In June 2005, he was awarded a bronze medal by the Royal Humane Society in recognition for his bravery on the Pink Lady expedition.
In the same year, with three others, Peter kayaked around the island of South Georgia, Antarctica, setting the record for the fastest circumnavigation, completed in 13 days.
Peter’s last big nautical adventure in 2009 was a solo row from St John’s, Newfoundland to the Isles of Scilly, to beat the speed record of 64 days. After 42 days he was forced to accept rescue because he was in the path of Hurricane Bill.

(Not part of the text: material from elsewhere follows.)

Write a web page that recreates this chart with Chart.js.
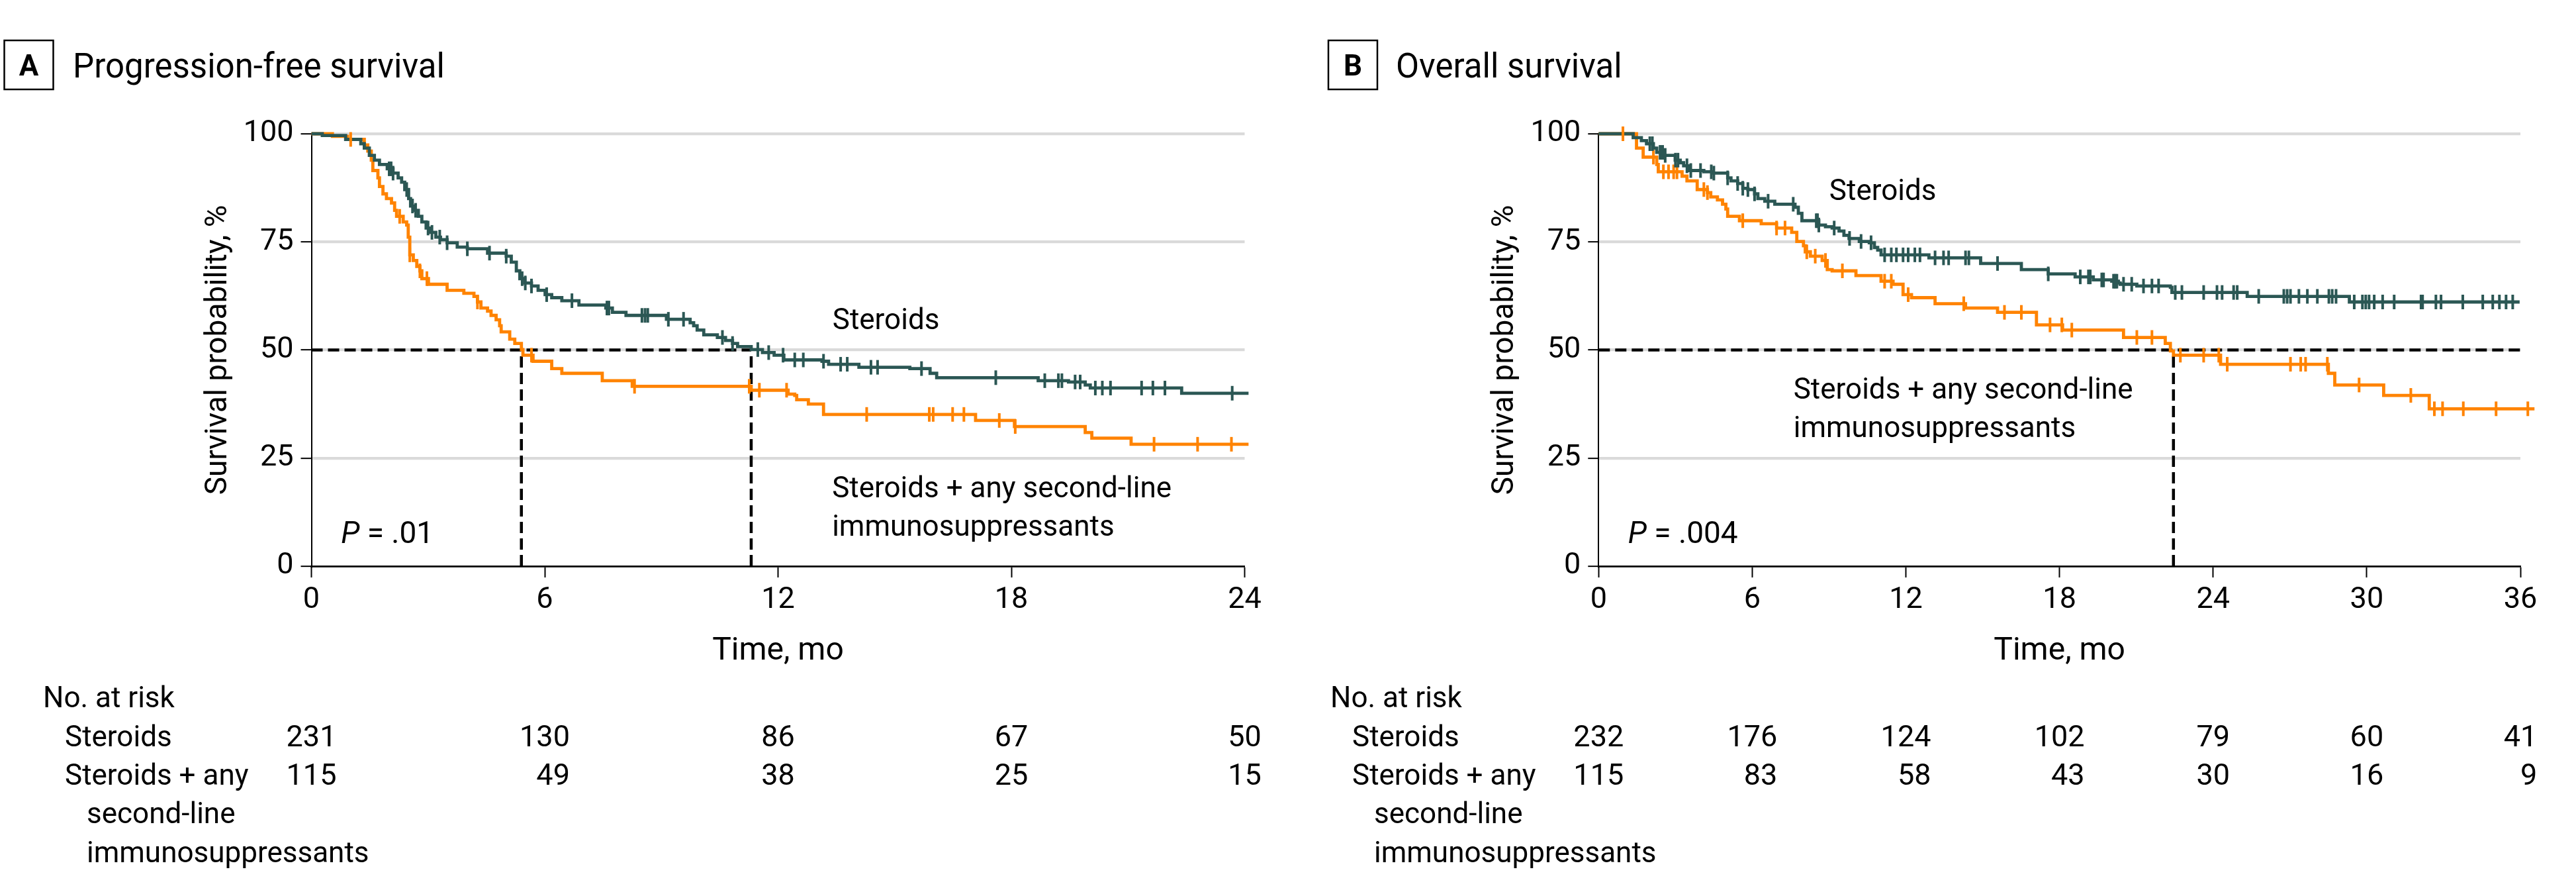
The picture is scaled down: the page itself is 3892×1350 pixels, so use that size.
<!DOCTYPE html>
<html lang="en">
<head>
<meta charset="UTF-8">
<title>Survival by treatment</title>
<script src="https://cdn.jsdelivr.net/npm/chart.js@4"></script>
<style>
    body { margin: 0; background: #fff; width: 3892px; height: 1350px; overflow: hidden; }
    .panel { position: absolute; top: 0; width: 1946px; height: 1350px; }
    #panelA { left: 0; }
    #panelB { left: 1946px; }
</style>
</head>
<body>
<div class="panel" id="panelA"><canvas id="chartA" width="1946" height="1350"></canvas></div>
<div class="panel" id="panelB"><canvas id="chartB" width="1946" height="1350"></canvas></div>
<script>
const FONT = 'Roboto, "Liberation Sans", sans-serif';
const TEAL = '#2b5754';
const ORANGE = '#ff8300';

// A - progression-free survival (months, %)
const pfsSteroidsTime = [0,0.28,0.88,1.27,1.36,1.49,1.62,1.75,1.95,2.10,2.23,2.32,2.40,2.50,2.55,2.62,2.75,2.84,2.95,3.06,3.20,3.32,3.49,3.75,4.01,4.53,5.01,5.14,5.27,5.36,5.49,5.66,5.83,6.01,6.18,6.44,6.88,7.57,7.74,8.09,9.13,9.74,9.83,9.92,10.09,10.44,10.65,10.83,10.96,11.31,11.60,11.90,12.15,13.13,13.30,14.08,15.39,15.91,16.08,18.69,19.47,19.90,20.03,22.38,24.10];
const pfsSteroidsSurv = [100,99.6,98.7,97.7,96.7,95.0,93.9,92.9,91.9,90.9,89.8,88.8,87.1,85.0,83.3,82.3,80.9,79.6,78.2,77.2,76.1,75.5,74.8,73.8,73.4,72.4,71.7,70.3,68.3,66.5,65.5,64.8,63.8,62.8,62.1,61.4,60.4,59.7,58.7,58.0,57.1,56.3,55.6,54.6,53.5,52.9,52.2,51.5,50.8,50.1,49.4,48.8,47.7,47.4,46.7,46.0,45.7,44.6,43.6,42.9,42.6,41.9,41.2,40.0,40.0];
const pfsSteroidsCensor = [2.0,2.05,2.1,2.45,2.6,2.68,3.0,3.1,3.3,3.49,4.01,4.58,5.01,5.42,5.5,5.66,6.05,6.70,7.6,7.65,8.5,8.58,8.65,9.18,9.57,10.57,10.83,11.48,11.76,12.13,12.43,12.65,13.17,13.61,13.78,14.39,14.56,15.69,17.60,18.86,19.21,19.30,19.64,19.77,20.16,20.34,20.55,21.35,21.64,21.95,23.68];

const pfsComboTime = [0,0.54,0.93,1.36,1.45,1.54,1.58,1.71,1.75,1.84,1.93,2.06,2.14,2.19,2.36,2.45,2.49,2.53,2.62,2.71,2.79,2.84,3.01,3.49,3.92,4.18,4.27,4.36,4.53,4.62,4.75,4.84,4.88,5.10,5.23,5.40,5.44,5.70,6.18,6.44,7.48,8.25,11.31,12.26,12.43,12.48,12.78,13.17,17.08,18.08,19.90,20.07,21.08,24.10];
const pfsComboSurv = [100,99.4,98.7,97.4,96.0,93.9,91.5,89.8,87.8,86.1,85.0,84.0,82.3,80.9,79.6,78.9,76.1,72.0,70.7,69.3,68.3,66.5,65.2,63.8,63.1,62.4,61.1,59.7,59.0,58.0,57.0,55.6,54.2,52.5,51.5,50.1,48.8,47.4,45.7,44.6,42.9,41.6,40.7,39.8,39.5,38.5,37.5,35.1,33.7,32.3,30.9,29.6,28.2,28.2];
const pfsComboCensor = [1.01,2.27,2.53,2.79,2.97,4.27,5.66,8.31,11.26,11.52,12.22,14.28,15.89,15.99,16.49,16.78,17.69,18.10,21.67,22.79,23.66];

const pfsMedians = [5.40, 11.31];
const pfsRiskTimes = [0, 6, 12, 18, 24];
const pfsRiskSteroids = [231, 130, 86, 67, 50];
const pfsRiskCombo = [115, 49, 38, 25, 15];

// B - overall survival (months, %)
const osSteroidsTime = [0,1.35,1.67,1.87,2.14,2.27,2.53,2.99,3.19,3.32,3.52,4.11,4.44,5.04,5.17,5.43,5.63,5.83,6.09,6.22,6.49,6.88,7.67,7.80,7.94,8.60,8.86,9.12,9.39,9.58,9.78,10.18,10.57,10.77,10.90,11.03,12.90,14.92,16.51,17.56,18.61,19.32,20.04,20.30,20.37,21.02,22.33,22.39,25.33,29.32,35.97];
const osSteroidsSurv = [100,99.1,98.4,97.7,96.7,95.7,95.0,93.9,93.3,92.6,91.5,91.2,90.9,89.8,89.1,88.5,87.4,87.1,86.1,85.0,84.4,83.7,83.0,81.6,79.9,78.9,78.5,78.2,77.5,76.5,75.8,75.1,74.8,73.7,73.1,72.0,71.3,70.0,68.6,67.6,66.9,66.2,65.9,65.5,65.2,64.8,64.5,63.3,62.4,61.1,61.1];
const osSteroidsCensor = [2.0,2.1,2.4,2.5,2.6,3.0,3.1,3.45,3.6,3.98,4.4,4.5,5.04,5.43,5.63,5.83,6.09,6.62,7.6,8.5,8.55,8.6,9.2,9.8,10.25,10.64,11.17,11.43,11.63,11.89,12.09,12.35,12.55,13.14,13.47,13.67,14.33,14.46,15.58,17.56,18.81,19.13,19.20,19.65,19.72,20.11,20.17,20.24,20.50,20.82,21.28,21.61,21.87,22.52,22.78,23.63,24.15,24.35,24.80,24.94,25.78,26.76,26.89,27.02,27.35,27.68,28.07,28.52,28.65,28.80,29.51,29.83,29.96,30.09,30.29,30.62,31.07,32.12,32.18,32.70,32.90,33.75,34.53,34.92,35.18,35.44,35.70];

const osComboTime = [0,1.48,1.74,2.27,2.33,3.26,3.45,3.85,4.25,4.38,4.64,4.84,4.97,5.04,5.50,6.35,6.95,7.54,7.74,8.00,8.07,8.27,8.73,8.93,9.12,10.05,11.03,11.50,11.89,12.22,13.14,14.33,15.58,17.10,18.12,20.50,22.13,22.33,22.45,24.29,28.50,28.75,30.66,32.44,36.55];
const osComboSurv = [100,96.7,94.6,92.9,91.2,90.2,89.1,87.1,86.4,85.4,84.7,83.7,82.6,80.9,79.9,79.2,78.2,77.2,75.1,74.1,72.7,71.7,70.7,68.6,68.3,67.2,65.9,65.2,62.8,62.1,60.7,59.7,58.7,55.8,54.6,52.9,51.5,49.8,48.8,46.7,44.6,41.9,39.5,36.4,36.4];
const osComboCensor = [0.95,2.14,2.53,2.73,2.93,3.06,4.11,4.25,5.63,6.95,7.28,8.13,8.46,8.86,9.52,11.17,11.43,12.09,14.26,15.85,16.51,17.63,18.09,18.48,21.02,21.61,22.72,23.63,24.22,24.55,27.02,27.42,27.61,28.46,29.70,31.72,32.64,32.96,33.77,35.05,36.29];

const osMedians = [22.45];
const osRiskTimes = [0, 6, 12, 18, 24, 30, 36];
const osRiskSteroids = [232, 176, 124, 102, 79, 60, 41];
const osRiskCombo = [115, 83, 58, 43, 30, 16, 9];

// helpers
function survivalAt(times, surv, t) {
    let s = surv[0];
    for (let i = 0; i < times.length; i++) {
        if (times[i] <= t) s = surv[i]; else break;
    }
    return s;
}
function curve(times, surv) {
    return times.map((t, i) => ({ x: t, y: surv[i] }));
}
function censorPoints(censor, times, surv) {
    return censor.map(t => ({ x: t, y: survivalAt(times, surv, t) }));
}

function kmDataset(times, surv, color) {
    return { data: curve(times, surv), borderColor: color, borderWidth: 4.8, stepped: true, pointRadius: 0, clip: false, order: 2 };
}
function censorDataset(censor, times, surv, color) {
    return { data: censorPoints(censor, times, surv), showLine: false, pointStyle: 'line', rotation: 90, pointRadius: 11,
             pointBorderWidth: 4, pointBorderColor: color, borderColor: color, clip: false, order: 1 };
}
function dashDataset(points) {
    return { data: points, borderColor: '#000', borderWidth: 4.5, borderDash: [17, 8], pointRadius: 0, clip: false, order: 3 };
}

function decorPlugin(cfg) {
    return {
        id: 'decor' + cfg.letter,
        afterDraw(chart) {
            const c = chart.ctx, xs = chart.scales.x, ys = chart.scales.y;
            c.save();
            c.fillStyle = '#000';
            c.strokeStyle = '#000';
            c.textBaseline = 'alphabetic';

            // panel letter + title
            c.lineWidth = 2.5;
            c.strokeRect(cfg.boxX, 61, 74, 74);
            c.font = 'bold 44px ' + FONT;
            c.textAlign = 'center';
            c.fillText(cfg.letter, cfg.boxX + 37, 114);
            c.textAlign = 'left';
            c.font = '51px ' + FONT;
            c.fillText(cfg.title, cfg.titleX, 117);

            // curve labels
            c.font = '44px ' + FONT;
            cfg.labels.forEach(l => c.fillText(l.text, xs.getPixelForValue(l.x), ys.getPixelForValue(l.y)));

            // P value
            let px = xs.getPixelForValue(cfg.pPos.x);
            const py = ys.getPixelForValue(cfg.pPos.y);
            c.font = 'italic 46px ' + FONT;
            c.fillText('P', px, py);
            px += c.measureText('P').width;
            c.font = '46px ' + FONT;
            c.fillText(' = ' + cfg.pValue, px, py);

            // number at risk
            c.font = '44px ' + FONT;
            const left = cfg.riskLeft;
            c.fillText('No. at risk', left, 1068);
            c.fillText('Steroids', left + 33, 1127);
            c.fillText('Steroids + any', left + 33, 1185);
            c.fillText('second-line', left + 66, 1243);
            c.fillText('immunosuppressants', left + 66, 1302);
            c.font = '45px ' + FONT;
            c.textAlign = 'right';
            cfg.riskTimes.forEach((t, i) => {
                const a = String(cfg.riskSteroids[i]), b = String(cfg.riskCombo[i]);
                const w = Math.max(c.measureText(a).width, c.measureText(b).width);
                const right = xs.getPixelForValue(t) + w / 2;
                c.fillText(a, right, 1127);
                c.fillText(b, right, 1185);
            });
            c.restore();
        }
    };
}

function makeChart(canvasId, cfg) {
    return new Chart(document.getElementById(canvasId), {
        type: 'line',
        data: { datasets: cfg.datasets },
        options: {
            responsive: false,
            animation: false,
            events: [],
            layout: { padding: { left: cfg.padLeft, right: cfg.padRight, top: 202, bottom: 335 } },
            plugins: { legend: { display: false }, tooltip: { enabled: false } },
            scales: {
                x: {
                    type: 'linear', min: 0, max: cfg.xMax,
                    afterFit: s => { s.height = 160; },
                    ticks: { stepSize: 6, color: '#000', padding: 8, maxRotation: 0, font: { family: FONT, size: 45 } },
                    grid: { drawOnChartArea: false, tickLength: 17, tickColor: '#000', tickWidth: 2 },
                    border: { color: '#000', width: 2.7 },
                    title: { display: true, text: 'Time, mo', color: '#000', font: { family: FONT, size: 48 }, padding: { top: 0, bottom: 2 } }
                },
                y: {
                    min: 0, max: 100,
                    afterFit: s => { s.width = 170; },
                    ticks: { stepSize: 25, color: '#000', padding: 11, font: { family: FONT, size: 45 } },
                    grid: {
                        color: c => (c.tick && c.tick.value === 0) ? 'rgba(0,0,0,0)' : '#dadada',
                        lineWidth: 4.3, tickLength: 16, tickColor: '#000', tickWidth: 2
                    },
                    border: { color: '#000', width: 2 },
                    title: { display: true, text: 'Survival probability, %', color: '#000', font: { family: FONT, size: 46 }, padding: { top: 2, bottom: 0 } }
                }
            }
        },
        plugins: [decorPlugin(cfg)]
    });
}

makeChart('chartA', {
    letter: 'A', title: 'Progression-free survival', boxX: 6.5, titleX: 110,
    xMax: 24, padLeft: 300.5, padRight: 65.5,
    datasets: [
        censorDataset(pfsSteroidsCensor, pfsSteroidsTime, pfsSteroidsSurv, TEAL),
        censorDataset(pfsComboCensor, pfsComboTime, pfsComboSurv, ORANGE),
        kmDataset(pfsSteroidsTime, pfsSteroidsSurv, TEAL),
        kmDataset(pfsComboTime, pfsComboSurv, ORANGE),
        dashDataset([{ x: 0, y: 50 }, { x: pfsMedians[1], y: 50 }]),
        dashDataset([{ x: pfsMedians[0], y: 0 }, { x: pfsMedians[0], y: 50 }]),
        dashDataset([{ x: pfsMedians[1], y: 0 }, { x: pfsMedians[1], y: 50 }])
    ],
    labels: [
        { text: 'Steroids', x: 13.4, y: 54.9 },
        { text: 'Steroids + any second-line', x: 13.39, y: 16.0 },
        { text: 'immunosuppressants', x: 13.39, y: 7.1 }
    ],
    pPos: { x: 0.76, y: 5.4 }, pValue: '.01',
    riskLeft: 65, riskTimes: pfsRiskTimes, riskSteroids: pfsRiskSteroids, riskCombo: pfsRiskCombo
});

makeChart('chartB', {
    letter: 'B', title: 'Overall survival', boxX: 61, titleX: 163,
    xMax: 36, padLeft: 299.3, padRight: 84,
    datasets: [
        censorDataset(osSteroidsCensor, osSteroidsTime, osSteroidsSurv, TEAL),
        censorDataset(osComboCensor, osComboTime, osComboSurv, ORANGE),
        kmDataset(osSteroidsTime, osSteroidsSurv, TEAL),
        kmDataset(osComboTime, osComboSurv, ORANGE),
        dashDataset([{ x: 0, y: 50 }, { x: 36, y: 50 }]),
        dashDataset([{ x: osMedians[0], y: 0 }, { x: osMedians[0], y: 50 }])
    ],
    labels: [
        { text: 'Steroids', x: 9.01, y: 84.7 },
        { text: 'Steroids + any second-line', x: 7.61, y: 38.8 },
        { text: 'immunosuppressants', x: 7.61, y: 29.9 }
    ],
    pPos: { x: 1.15, y: 5.4 }, pValue: '.004',
    riskLeft: 64, riskTimes: osRiskTimes, riskSteroids: osRiskSteroids, riskCombo: osRiskCombo
});
</script>
</body>
</html>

In August 2014, Peter completed a 21-day, 15,000 mile motorbike trek to all 25 EU capital cities plus three non EU countries. He and a colleague are the only people to have ever achieved such a feat. Sleeping rough and riding for up to 16 hours a day, he averaged over 700 miles a day despite poor roads, mechanical failures and missed ferries. Between Berlin and Stockholm Pete motorcycled for 26 hours in one stretch, only stopping to refuel.
Peter Bray’s adventures:
2015 Gives stress management talk at Health and Wellbeing Innovation Centre, Truro
2015 Cockleshell Heroes Re-enactment for ACCR
2014 Triumph over Tragedy motorcycle trek to all 25 EU capitals
2009 Solo row across Atlantic
2005 Kayak circumnavigation of South Georgia, with two others
2004 Pink Lady Atlantic Row
2003 Solo kayak circumnavigation of Newfoundland
2001 Solo Kayak from Canada to Ireland (only person to have ever kayaked across the Atlantic)
1997 Team crossing of English Channel in a Klepper (a collapsible two men boat)
1996 Kayak circumnavigation around British Isles with Steve McDonald
1994 Climbed Old Man of Hoy
1978 Kayak across the English Channel
In addition, Pete has been a microlight pilot, run ten marathons and completed the Devizes to Westminster race ten times. He has also participated in many triathlons, once including a swim from Alcatraz in San Francisco bay. Pete worked for 24 years as a soldier, starting in the Devon and Dorsets and spending the last 15 years in the SAS regiment.